-- BEGIN Given information --
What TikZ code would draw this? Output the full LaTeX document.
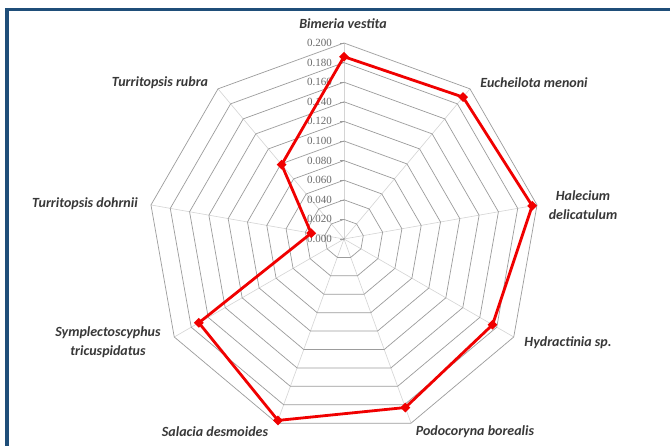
\documentclass[tikz,border=0pt]{standalone}
\usepackage{fontspec}
\setmainfont{Liberation Serif}
\newfontfamily\labfont{Carlito}
\usetikzlibrary{shapes.geometric}
\definecolor{frameblue}{HTML}{1F4E79}
\definecolor{ringgray}{HTML}{9C9C9C}
\definecolor{spokegray}{HTML}{D4D4D4}
\definecolor{seriesred}{HTML}{F00000}
\definecolor{labgray}{HTML}{383838}
\definecolor{valgray}{HTML}{6A6A6A}
\begin{document}
\begin{tikzpicture}[x=1pt,y=1pt,
        ring/.style={draw=ringgray,line width=.7pt},
        spoke/.style={draw=spokegray,line width=.6pt},
        serie/.style={draw=seriesred,line width=2.8pt,line join=round},
        datapt/.style={diamond,fill=seriesred,inner sep=0pt,minimum size=10pt},
        ticklab/.style={anchor=east,inner sep=0pt,text=valgray,font=\fontsize{11}{12}\selectfont},
        spec/.style={text=labgray,align=center,inner sep=0pt,font=\labfont\bfseries\itshape\fontsize{14}{19}\selectfont}]
    % page and frame
    \fill[white] (-344,-207) rectangle (326,239);
    \useasboundingbox (-344,-207) rectangle (326,239);
    \fill[frameblue] (-339,-207) rectangle (-335,231);
    \fill[frameblue] (-339,228) rectangle (326,231);
    % grid
    \foreach \a in {90,50,...,-230}
        \draw[spoke] (0,0) -- (\a:196);
    \foreach \k in {1,...,10}
        \draw[ring] (90:\k*19.6) \foreach \a in {50,10,...,-230} { -- (\a:\k*19.6) } -- cycle;
    \fill[ringgray] (0,0) circle (1pt);
    % value axis
    \foreach \v [count=\k from 0] in {0.000,0.020,0.040,0.060,0.080,0.100,0.120,0.140,0.160,0.180,0.200} {
        \draw[ringgray] (-4,\k*19.6) -- (0,\k*19.6);
        \node[ticklab] (v\k) at (-12,\k*19.6) {\v};
    }
    % series
    \foreach \v [count=\i] in {0.186,0.189,0.195,0.175,0.183,0.197,0.171,0.034,0.099}
        \coordinate (p\i) at ({130-40*\i}:\v*980);
    \draw[serie] (p1) -- (p2) -- (p3) -- (p4) -- (p5) -- (p6) -- (p7) -- (p8) -- (p9) -- cycle;
    \foreach \i in {1,...,9}
        \node[datapt] (m\i) at (p\i) {};
    % species
    \node[spec] (bimeria) at (-1,215) {Bimeria vestita};
    \node[spec] (eucheilota) at (190,156) {Eucheilota menoni};
    \node[spec] (halecium) at (239,34) {Halecium\\delicatulum};
    \node[spec] (hydractinia) at (224,-104) {Hydractinia sp.};
    \node[spec] (podocoryna) at (131,-193) {Podocoryna borealis};
    \node[spec] (salacia) at (-129,-193) {Salacia desmoides};
    \node[spec] (symplecto) at (-236,-103) {Symplectoscyphus\\tricuspidatus};
    \node[spec] (dohrnii) at (-259,35) {Turritopsis dohrnii};
    \node[spec] (rubra) at (-184,156) {Turritopsis rubra};
\end{tikzpicture}
\end{document}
-- END Given information --
What the task requires: Copy every line of the data exactly as written, excluding the pictures.

Output below:
What TikZ code would draw this? Output the full LaTeX document.
\documentclass[tikz,border=0pt]{standalone}
\usepackage{fontspec}
\setmainfont{Liberation Serif}
\newfontfamily\labfont{Carlito}
\usetikzlibrary{shapes.geometric}
\definecolor{frameblue}{HTML}{1F4E79}
\definecolor{ringgray}{HTML}{9C9C9C}
\definecolor{spokegray}{HTML}{D4D4D4}
\definecolor{seriesred}{HTML}{F00000}
\definecolor{labgray}{HTML}{383838}
\definecolor{valgray}{HTML}{6A6A6A}
\begin{document}
\begin{tikzpicture}[x=1pt,y=1pt,
        ring/.style={draw=ringgray,line width=.7pt},
        spoke/.style={draw=spokegray,line width=.6pt},
        serie/.style={draw=seriesred,line width=2.8pt,line join=round},
        datapt/.style={diamond,fill=seriesred,inner sep=0pt,minimum size=10pt},
        ticklab/.style={anchor=east,inner sep=0pt,text=valgray,font=\fontsize{11}{12}\selectfont},
        spec/.style={text=labgray,align=center,inner sep=0pt,font=\labfont\bfseries\itshape\fontsize{14}{19}\selectfont}]
    % page and frame
    \fill[white] (-344,-207) rectangle (326,239);
    \useasboundingbox (-344,-207) rectangle (326,239);
    \fill[frameblue] (-339,-207) rectangle (-335,231);
    \fill[frameblue] (-339,228) rectangle (326,231);
    % grid
    \foreach \a in {90,50,...,-230}
        \draw[spoke] (0,0) -- (\a:196);
    \foreach \k in {1,...,10}
        \draw[ring] (90:\k*19.6) \foreach \a in {50,10,...,-230} { -- (\a:\k*19.6) } -- cycle;
    \fill[ringgray] (0,0) circle (1pt);
    % value axis
    \foreach \v [count=\k from 0] in {0.000,0.020,0.040,0.060,0.080,0.100,0.120,0.140,0.160,0.180,0.200} {
        \draw[ringgray] (-4,\k*19.6) -- (0,\k*19.6);
        \node[ticklab] (v\k) at (-12,\k*19.6) {\v};
    }
    % series
    \foreach \v [count=\i] in {0.186,0.189,0.195,0.175,0.183,0.197,0.171,0.034,0.099}
        \coordinate (p\i) at ({130-40*\i}:\v*980);
    \draw[serie] (p1) -- (p2) -- (p3) -- (p4) -- (p5) -- (p6) -- (p7) -- (p8) -- (p9) -- cycle;
    \foreach \i in {1,...,9}
        \node[datapt] (m\i) at (p\i) {};
    % species
    \node[spec] (bimeria) at (-1,215) {Bimeria vestita};
    \node[spec] (eucheilota) at (190,156) {Eucheilota menoni};
    \node[spec] (halecium) at (239,34) {Halecium\\delicatulum};
    \node[spec] (hydractinia) at (224,-104) {Hydractinia sp.};
    \node[spec] (podocoryna) at (131,-193) {Podocoryna borealis};
    \node[spec] (salacia) at (-129,-193) {Salacia desmoides};
    \node[spec] (symplecto) at (-236,-103) {Symplectoscyphus\\tricuspidatus};
    \node[spec] (dohrnii) at (-259,35) {Turritopsis dohrnii};
    \node[spec] (rubra) at (-184,156) {Turritopsis rubra};
\end{tikzpicture}
\end{document}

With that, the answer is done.